OBJECTIVE:
Repeat only the lines below that run from the line with "Write a Python" to the line with "text_col = '#555555'", ends included; skip every picture.
%%
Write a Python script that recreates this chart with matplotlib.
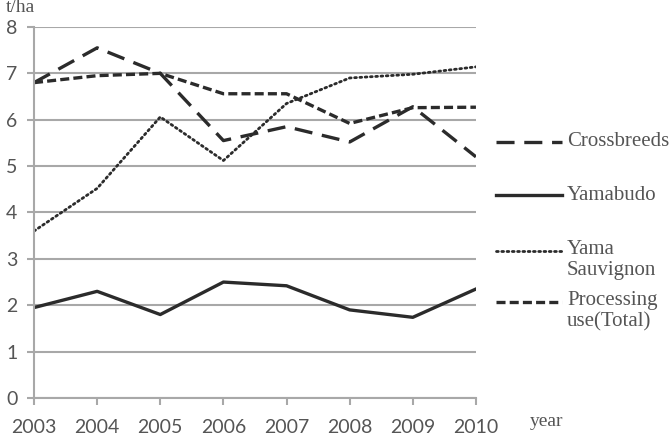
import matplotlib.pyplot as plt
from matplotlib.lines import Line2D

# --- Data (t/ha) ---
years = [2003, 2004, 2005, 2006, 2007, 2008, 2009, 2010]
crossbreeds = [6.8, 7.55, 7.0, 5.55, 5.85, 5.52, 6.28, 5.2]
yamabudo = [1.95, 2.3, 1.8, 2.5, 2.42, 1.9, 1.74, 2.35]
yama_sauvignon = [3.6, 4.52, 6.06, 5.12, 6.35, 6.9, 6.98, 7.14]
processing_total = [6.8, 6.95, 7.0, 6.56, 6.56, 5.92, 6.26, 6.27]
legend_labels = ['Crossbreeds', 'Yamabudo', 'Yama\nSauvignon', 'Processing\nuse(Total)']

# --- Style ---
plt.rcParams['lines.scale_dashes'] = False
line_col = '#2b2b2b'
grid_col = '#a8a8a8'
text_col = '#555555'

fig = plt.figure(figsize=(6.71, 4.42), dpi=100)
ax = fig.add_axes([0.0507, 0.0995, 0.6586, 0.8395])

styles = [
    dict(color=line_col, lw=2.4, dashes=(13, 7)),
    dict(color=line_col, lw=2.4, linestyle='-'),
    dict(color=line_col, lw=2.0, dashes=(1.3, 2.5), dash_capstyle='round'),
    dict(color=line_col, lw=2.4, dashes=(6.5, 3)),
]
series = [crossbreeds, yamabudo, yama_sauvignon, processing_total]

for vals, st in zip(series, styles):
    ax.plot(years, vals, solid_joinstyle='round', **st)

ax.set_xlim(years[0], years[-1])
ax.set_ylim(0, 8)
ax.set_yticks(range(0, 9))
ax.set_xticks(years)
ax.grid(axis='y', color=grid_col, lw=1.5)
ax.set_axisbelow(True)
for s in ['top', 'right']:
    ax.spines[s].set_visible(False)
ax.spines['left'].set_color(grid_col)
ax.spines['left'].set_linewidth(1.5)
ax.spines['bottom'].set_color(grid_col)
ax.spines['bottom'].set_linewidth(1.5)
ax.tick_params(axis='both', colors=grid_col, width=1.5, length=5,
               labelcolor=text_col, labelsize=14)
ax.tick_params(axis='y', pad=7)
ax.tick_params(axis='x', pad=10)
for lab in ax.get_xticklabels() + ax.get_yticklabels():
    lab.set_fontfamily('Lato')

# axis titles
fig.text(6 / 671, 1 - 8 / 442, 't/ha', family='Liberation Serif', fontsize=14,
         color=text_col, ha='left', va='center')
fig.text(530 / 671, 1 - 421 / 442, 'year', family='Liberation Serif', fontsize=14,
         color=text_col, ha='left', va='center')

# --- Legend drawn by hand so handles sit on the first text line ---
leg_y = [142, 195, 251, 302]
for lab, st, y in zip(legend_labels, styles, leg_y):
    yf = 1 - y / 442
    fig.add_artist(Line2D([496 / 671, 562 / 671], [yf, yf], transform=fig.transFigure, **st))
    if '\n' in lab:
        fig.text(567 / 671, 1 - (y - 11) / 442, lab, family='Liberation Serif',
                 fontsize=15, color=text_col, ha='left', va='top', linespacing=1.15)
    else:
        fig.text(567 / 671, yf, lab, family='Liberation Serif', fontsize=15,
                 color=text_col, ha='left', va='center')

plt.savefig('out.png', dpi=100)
%%
%%
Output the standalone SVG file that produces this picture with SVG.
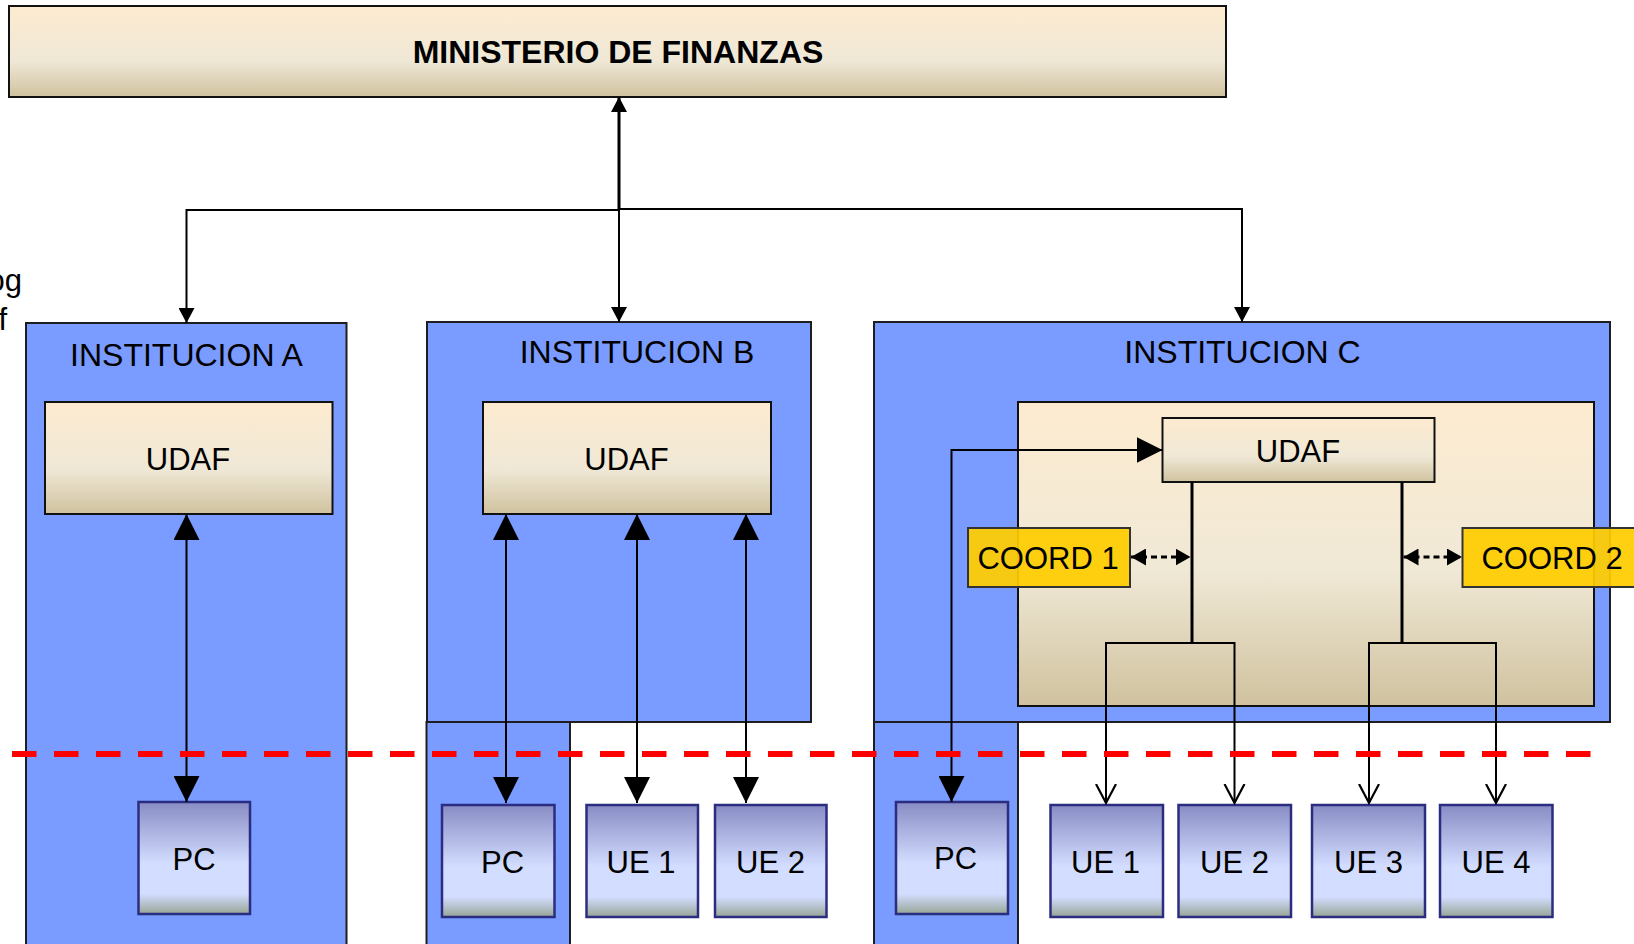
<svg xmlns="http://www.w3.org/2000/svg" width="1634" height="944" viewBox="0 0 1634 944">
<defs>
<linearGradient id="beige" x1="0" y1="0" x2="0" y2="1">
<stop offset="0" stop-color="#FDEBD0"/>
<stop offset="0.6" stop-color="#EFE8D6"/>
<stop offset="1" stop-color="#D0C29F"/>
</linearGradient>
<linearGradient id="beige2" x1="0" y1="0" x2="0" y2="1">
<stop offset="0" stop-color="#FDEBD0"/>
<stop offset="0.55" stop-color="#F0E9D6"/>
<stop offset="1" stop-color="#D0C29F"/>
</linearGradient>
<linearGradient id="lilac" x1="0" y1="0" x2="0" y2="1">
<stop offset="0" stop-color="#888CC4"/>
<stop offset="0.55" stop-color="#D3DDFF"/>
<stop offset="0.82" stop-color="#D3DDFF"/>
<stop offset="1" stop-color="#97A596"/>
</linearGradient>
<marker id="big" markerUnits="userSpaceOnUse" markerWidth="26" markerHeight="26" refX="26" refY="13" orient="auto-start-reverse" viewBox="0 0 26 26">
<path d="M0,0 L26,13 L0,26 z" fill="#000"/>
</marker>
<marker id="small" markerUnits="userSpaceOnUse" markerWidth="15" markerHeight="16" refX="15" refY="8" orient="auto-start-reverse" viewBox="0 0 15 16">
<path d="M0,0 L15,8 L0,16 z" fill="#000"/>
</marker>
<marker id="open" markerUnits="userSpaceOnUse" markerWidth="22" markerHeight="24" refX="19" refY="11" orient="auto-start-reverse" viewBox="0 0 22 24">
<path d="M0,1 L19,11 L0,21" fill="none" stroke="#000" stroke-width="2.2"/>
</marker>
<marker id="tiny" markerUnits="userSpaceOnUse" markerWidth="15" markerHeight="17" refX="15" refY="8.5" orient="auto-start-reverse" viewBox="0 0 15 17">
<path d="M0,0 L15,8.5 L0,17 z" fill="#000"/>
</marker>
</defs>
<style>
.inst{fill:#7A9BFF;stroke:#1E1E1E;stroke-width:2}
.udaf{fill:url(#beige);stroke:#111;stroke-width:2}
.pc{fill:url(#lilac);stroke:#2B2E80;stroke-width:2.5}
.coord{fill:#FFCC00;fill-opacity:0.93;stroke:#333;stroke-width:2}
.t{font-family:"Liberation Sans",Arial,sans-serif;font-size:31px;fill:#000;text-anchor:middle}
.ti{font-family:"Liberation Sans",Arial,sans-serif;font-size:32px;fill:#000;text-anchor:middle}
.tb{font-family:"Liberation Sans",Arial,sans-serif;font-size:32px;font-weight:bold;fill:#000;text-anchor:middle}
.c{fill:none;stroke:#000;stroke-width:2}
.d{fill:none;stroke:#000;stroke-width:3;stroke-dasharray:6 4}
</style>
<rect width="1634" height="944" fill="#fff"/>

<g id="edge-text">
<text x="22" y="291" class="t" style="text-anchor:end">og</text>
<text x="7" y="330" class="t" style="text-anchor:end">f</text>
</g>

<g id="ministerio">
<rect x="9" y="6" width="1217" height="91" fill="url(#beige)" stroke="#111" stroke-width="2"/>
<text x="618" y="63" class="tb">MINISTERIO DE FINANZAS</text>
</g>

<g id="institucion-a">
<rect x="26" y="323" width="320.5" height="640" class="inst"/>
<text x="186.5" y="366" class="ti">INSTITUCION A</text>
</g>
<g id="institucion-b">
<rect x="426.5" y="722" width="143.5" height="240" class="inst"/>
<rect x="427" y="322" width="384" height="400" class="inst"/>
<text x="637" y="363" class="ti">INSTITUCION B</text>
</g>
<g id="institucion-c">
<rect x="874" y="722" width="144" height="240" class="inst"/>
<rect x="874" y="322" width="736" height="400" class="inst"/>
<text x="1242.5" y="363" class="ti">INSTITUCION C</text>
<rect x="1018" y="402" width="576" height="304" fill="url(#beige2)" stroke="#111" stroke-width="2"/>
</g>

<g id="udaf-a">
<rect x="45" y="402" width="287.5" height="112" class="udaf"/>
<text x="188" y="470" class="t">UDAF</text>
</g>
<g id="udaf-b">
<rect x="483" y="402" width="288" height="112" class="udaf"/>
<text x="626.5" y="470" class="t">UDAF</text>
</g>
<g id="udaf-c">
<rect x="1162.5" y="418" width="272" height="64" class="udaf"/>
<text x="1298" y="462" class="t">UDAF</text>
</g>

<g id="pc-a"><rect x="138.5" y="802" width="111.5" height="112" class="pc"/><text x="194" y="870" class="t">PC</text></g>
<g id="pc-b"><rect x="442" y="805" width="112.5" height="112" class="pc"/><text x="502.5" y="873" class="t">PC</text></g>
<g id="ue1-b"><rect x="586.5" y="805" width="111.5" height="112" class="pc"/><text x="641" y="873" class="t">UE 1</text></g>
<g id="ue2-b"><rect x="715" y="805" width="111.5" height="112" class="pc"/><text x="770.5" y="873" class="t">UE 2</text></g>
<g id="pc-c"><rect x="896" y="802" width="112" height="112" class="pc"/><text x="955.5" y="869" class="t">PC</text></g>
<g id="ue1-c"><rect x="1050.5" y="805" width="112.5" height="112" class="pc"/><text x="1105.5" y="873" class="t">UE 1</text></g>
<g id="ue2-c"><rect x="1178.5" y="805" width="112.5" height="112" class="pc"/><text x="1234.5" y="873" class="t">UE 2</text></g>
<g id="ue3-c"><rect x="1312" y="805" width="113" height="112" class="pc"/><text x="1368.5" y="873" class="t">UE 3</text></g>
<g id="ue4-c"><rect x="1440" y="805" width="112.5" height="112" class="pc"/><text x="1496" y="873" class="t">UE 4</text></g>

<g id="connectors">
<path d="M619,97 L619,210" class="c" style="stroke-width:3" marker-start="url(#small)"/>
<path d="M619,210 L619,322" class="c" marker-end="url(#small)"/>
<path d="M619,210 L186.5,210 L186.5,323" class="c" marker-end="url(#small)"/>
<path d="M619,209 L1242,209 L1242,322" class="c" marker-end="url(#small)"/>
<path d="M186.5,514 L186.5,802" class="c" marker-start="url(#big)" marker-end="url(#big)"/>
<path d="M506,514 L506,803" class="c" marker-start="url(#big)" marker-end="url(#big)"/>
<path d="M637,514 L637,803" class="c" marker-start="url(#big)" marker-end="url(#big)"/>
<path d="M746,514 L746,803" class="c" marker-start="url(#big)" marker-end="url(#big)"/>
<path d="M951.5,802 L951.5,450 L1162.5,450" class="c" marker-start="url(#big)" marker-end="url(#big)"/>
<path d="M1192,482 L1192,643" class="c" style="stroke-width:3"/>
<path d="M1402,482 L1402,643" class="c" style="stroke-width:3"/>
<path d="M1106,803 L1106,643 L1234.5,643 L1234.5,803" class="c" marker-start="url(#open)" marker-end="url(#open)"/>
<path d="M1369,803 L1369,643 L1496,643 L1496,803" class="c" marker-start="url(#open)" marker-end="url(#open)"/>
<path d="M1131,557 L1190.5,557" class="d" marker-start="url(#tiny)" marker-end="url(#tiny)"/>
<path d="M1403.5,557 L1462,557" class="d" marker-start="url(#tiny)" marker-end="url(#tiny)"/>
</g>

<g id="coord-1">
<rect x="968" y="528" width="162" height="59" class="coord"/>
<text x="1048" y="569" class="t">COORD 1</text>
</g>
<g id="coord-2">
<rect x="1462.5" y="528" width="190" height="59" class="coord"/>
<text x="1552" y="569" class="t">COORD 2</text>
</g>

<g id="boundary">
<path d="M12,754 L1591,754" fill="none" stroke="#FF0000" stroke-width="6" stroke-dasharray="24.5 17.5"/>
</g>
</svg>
%%
%%
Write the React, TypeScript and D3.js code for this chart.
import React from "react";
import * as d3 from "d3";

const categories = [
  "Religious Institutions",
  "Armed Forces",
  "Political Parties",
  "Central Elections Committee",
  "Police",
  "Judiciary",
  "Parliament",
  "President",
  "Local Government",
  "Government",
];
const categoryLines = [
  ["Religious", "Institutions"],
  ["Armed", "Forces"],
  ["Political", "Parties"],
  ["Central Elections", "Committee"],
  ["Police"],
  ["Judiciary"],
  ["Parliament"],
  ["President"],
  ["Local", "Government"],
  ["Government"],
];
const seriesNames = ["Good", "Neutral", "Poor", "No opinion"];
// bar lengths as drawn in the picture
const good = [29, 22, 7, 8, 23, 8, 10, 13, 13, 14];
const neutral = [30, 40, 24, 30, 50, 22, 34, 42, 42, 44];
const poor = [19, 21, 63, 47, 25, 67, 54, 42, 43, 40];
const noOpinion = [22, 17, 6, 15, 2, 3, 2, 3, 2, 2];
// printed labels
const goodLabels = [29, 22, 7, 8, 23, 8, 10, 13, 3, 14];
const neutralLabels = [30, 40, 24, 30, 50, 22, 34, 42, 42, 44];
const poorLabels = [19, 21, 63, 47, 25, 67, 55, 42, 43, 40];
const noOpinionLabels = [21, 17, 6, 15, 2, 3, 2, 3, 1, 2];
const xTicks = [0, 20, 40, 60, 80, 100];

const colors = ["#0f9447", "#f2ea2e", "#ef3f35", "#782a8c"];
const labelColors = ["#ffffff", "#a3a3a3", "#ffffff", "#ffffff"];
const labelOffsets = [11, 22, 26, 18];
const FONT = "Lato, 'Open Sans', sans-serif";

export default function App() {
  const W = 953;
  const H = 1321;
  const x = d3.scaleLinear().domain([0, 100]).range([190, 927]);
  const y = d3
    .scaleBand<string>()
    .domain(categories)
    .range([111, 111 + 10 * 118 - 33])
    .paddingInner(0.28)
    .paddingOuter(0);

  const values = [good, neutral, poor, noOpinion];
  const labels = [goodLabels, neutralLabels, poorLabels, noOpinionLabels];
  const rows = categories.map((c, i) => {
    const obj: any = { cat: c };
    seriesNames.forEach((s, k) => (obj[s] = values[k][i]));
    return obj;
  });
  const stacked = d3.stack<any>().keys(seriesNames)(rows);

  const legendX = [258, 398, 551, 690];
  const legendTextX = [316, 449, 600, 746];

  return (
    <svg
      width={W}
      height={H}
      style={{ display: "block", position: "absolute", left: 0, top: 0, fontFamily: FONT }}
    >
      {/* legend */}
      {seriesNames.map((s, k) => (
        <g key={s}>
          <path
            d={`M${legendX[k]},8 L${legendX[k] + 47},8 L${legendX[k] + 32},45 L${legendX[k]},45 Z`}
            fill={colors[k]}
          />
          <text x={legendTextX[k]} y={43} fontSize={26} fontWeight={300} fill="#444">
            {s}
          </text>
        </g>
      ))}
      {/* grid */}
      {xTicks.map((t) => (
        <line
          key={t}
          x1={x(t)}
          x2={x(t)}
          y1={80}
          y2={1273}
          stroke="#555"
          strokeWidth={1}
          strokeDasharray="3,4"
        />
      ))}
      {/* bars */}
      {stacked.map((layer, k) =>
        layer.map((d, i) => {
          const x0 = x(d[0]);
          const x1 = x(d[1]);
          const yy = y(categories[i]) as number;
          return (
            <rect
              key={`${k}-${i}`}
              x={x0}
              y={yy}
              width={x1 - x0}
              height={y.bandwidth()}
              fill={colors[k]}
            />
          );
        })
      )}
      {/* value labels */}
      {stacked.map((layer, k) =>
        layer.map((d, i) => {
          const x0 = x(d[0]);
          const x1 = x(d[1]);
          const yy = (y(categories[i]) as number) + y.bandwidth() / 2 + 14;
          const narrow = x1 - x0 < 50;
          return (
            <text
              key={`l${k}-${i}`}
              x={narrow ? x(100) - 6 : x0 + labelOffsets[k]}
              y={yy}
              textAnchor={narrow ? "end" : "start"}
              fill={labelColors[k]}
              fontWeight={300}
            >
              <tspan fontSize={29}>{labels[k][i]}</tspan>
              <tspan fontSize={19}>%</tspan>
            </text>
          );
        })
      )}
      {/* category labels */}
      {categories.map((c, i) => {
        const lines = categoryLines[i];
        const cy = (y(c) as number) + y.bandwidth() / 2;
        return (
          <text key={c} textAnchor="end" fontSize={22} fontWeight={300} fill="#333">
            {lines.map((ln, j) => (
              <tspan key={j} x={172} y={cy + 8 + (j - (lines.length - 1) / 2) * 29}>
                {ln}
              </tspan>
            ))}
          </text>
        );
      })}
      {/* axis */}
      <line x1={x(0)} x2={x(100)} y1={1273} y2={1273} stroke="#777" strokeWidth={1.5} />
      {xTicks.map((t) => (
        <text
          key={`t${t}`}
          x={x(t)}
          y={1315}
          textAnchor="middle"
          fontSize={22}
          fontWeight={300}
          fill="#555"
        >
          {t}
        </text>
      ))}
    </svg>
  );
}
%%
EXERCISE OUTPUT:
Write a Python script that recreates this chart with matplotlib.
import matplotlib.pyplot as plt
from matplotlib.lines import Line2D

# --- Data (t/ha) ---
years = [2003, 2004, 2005, 2006, 2007, 2008, 2009, 2010]
crossbreeds = [6.8, 7.55, 7.0, 5.55, 5.85, 5.52, 6.28, 5.2]
yamabudo = [1.95, 2.3, 1.8, 2.5, 2.42, 1.9, 1.74, 2.35]
yama_sauvignon = [3.6, 4.52, 6.06, 5.12, 6.35, 6.9, 6.98, 7.14]
processing_total = [6.8, 6.95, 7.0, 6.56, 6.56, 5.92, 6.26, 6.27]
legend_labels = ['Crossbreeds', 'Yamabudo', 'Yama\nSauvignon', 'Processing\nuse(Total)']

# --- Style ---
plt.rcParams['lines.scale_dashes'] = False
line_col = '#2b2b2b'
grid_col = '#a8a8a8'
text_col = '#555555'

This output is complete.